Nous avons constaté que les étudiants en formation à l’enseignement n’ont pas, la plupart du temps, à disposition une forme adaptée à la forme culturelle de leur future activité. Ils n’ont pas encore une forme professionnelle. S’ils ont peut-être une représentation de ce que pourraient être les finalités, ils n’ont à disposition aucune procédure adaptée; ils doivent pourtant faire face aux problèmes qui se posent dans leurs stages pratiques.

Pour faire face aux situations ou aux savoirs à intérioriser, ils utilisent donc les microformes les plus pertinentes à disposition. La plupart du temps, les formations sont dans l’incapacité de fournir explicitement les concepts et formes dès le début de la formation. Le sujet a donc recours, plus ou moins consciemment, à différentes microformes. Ces composantes prises ensemble donnent lieu à une protoforme totalement subjective et propre à chaque individu: une vision du monde qui lui est propre. Même si cette protoforme se dessine durant la formation, elle ne semble pas issue d’une représentation explicite et articulée.
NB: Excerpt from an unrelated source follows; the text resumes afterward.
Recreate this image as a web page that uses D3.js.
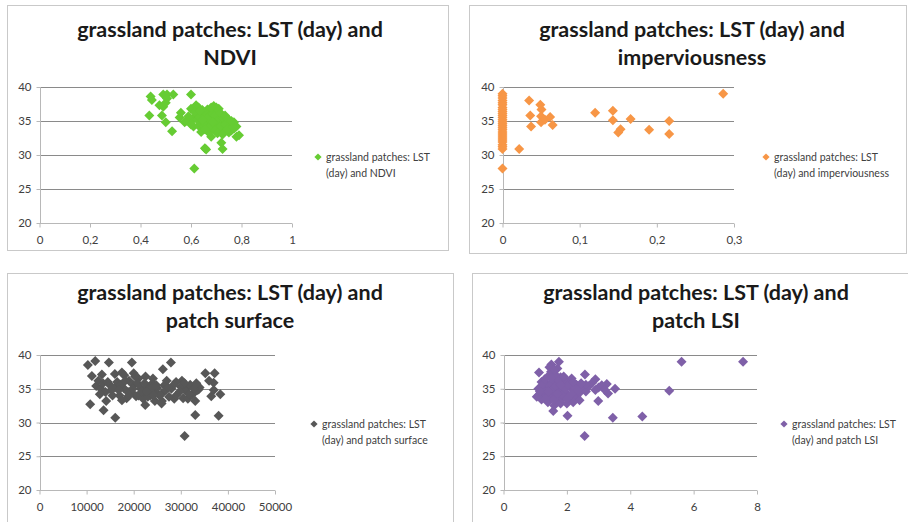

Le défi de l’alternance est dès lors d’admettre que la forme transmise aux étudiants pour leur permettre de subjectiver est écartelée selon les disciplines scientifiques d’origine : rares semblent les modèles de formation à l’enseignement qui, dès le début de la formation, donnent des outils pour penser de manière cohérente l’activité, selon un paradigme ou au moins selon une discipline scientifique.

Les dispositifs d’alternance devraient donc se concentrer sur la nécessité de resserrer l’écart entre les différentes microformes nées de la transmission des disciplines et de l’interprétation de l’expérience. Encore s’agit-il de transmettre dès lors une forme professionnelle définie ou au moins les formes fondamentales de celles-ci, afin de permettre leur intériorisation.

Une autre implication de la notion de forme serait de considérer que questionner les sujets sur leurs représentations, sans leur transmettre préalablement ni forme ni savoirs, pourrait les amener à consolider des microformes inadaptées en les amenant à les mobiliser. Il convient de se demander s’ils avaient déjà des protoformes constituées avant qu’on les questionne. En effet, en les lançant en réflexion sans leur avoir fourni d’outils, on force une mobilisation potentiellement inadéquate des ressources. Il en résulte effectivement la nécessité par la suite de déconstruire les préconceptions, mais celles-ci n’auraient peut-être pas existé si on ne les avait pas sollicitées. Dans le cas de la formation des enseignants, il est courant de les questionner, de les amener à expliciter leurs représentations, leur raisonnement, sous-tendant leurs actions. Nous pouvons nous demander si ceci est approprié en début de formation. En effet, l’étudiant a certes agi, mais de son mieux, afin de faire face à une situation. Il a eu recours à des microformes, souvent inconsciemment. L’amener à s’expliciter l’amène avant tout à donner un sens aux microformes utilisées et donc accélère la création d’une protoforme. Celle-ci est néanmoins le plus souvent inadaptée et sera déconstruite vigoureusement par les formateurs par la suite. On pourrait imaginer induire les questionnements sur les représentations et l’explicitation en général plus tardivement dans la formation.

Il conviendrait également de s’interroger sur la fonction de la forme scolaire qui modifie légèrement les différentes formes épistémologiques qui composent ces disciplines. Est-elle moyen ou finalité ? A-t-elle comme finalité de former à elle-même, donc à des formations ultérieures ? Ces tentatives d’échapper à elle-même en se fondant sur l’apprentissage du quotidien a-t-elle alors un sens ? Quelle forme devrait donc véhiculer l’institution scolaire afin de permettre la poursuite de formations pas nécessairement académiques ? A-t-elle comme finalité de former au quotidien ou à la poursuite des études ? Mais alors qu’elle est la forme adaptée au quotidien considérant qu’il est pluriforme ?

Finalement, nous devons questionner sur l’adéquation entre la forme scolaire et la forme professionnelle de l’enseignement. En effet, la manière d’enseigner influence la manière d’apprendre, donc aussi de donner un sens. Les enseignants transmettent-ils une microforme qui leur est propre en même temps que la forme appropriée à la discipline qu’ils enseignent ? Y a-t-il friction ou congruence entre ces formes ? Quelles en sont les conséquences sur les élèves ?

D’une manière plus générale, la notion de forme permettrait de tenter d’intégrer les développements de la recherche en psychologie interculturelle (Berry, Poortinga, Segall, & Dasen, 2002; Rogoff, 2003) dans les travaux sur la formation des enseignants et la construction des savoirs chez les élèves. On peut considérer que les différences culturelles ne sont plus l’apanage de contrées lointaines ou de groupes issus de l’immigration, mais sont omniprésentes dans nos sociétés protéiformes.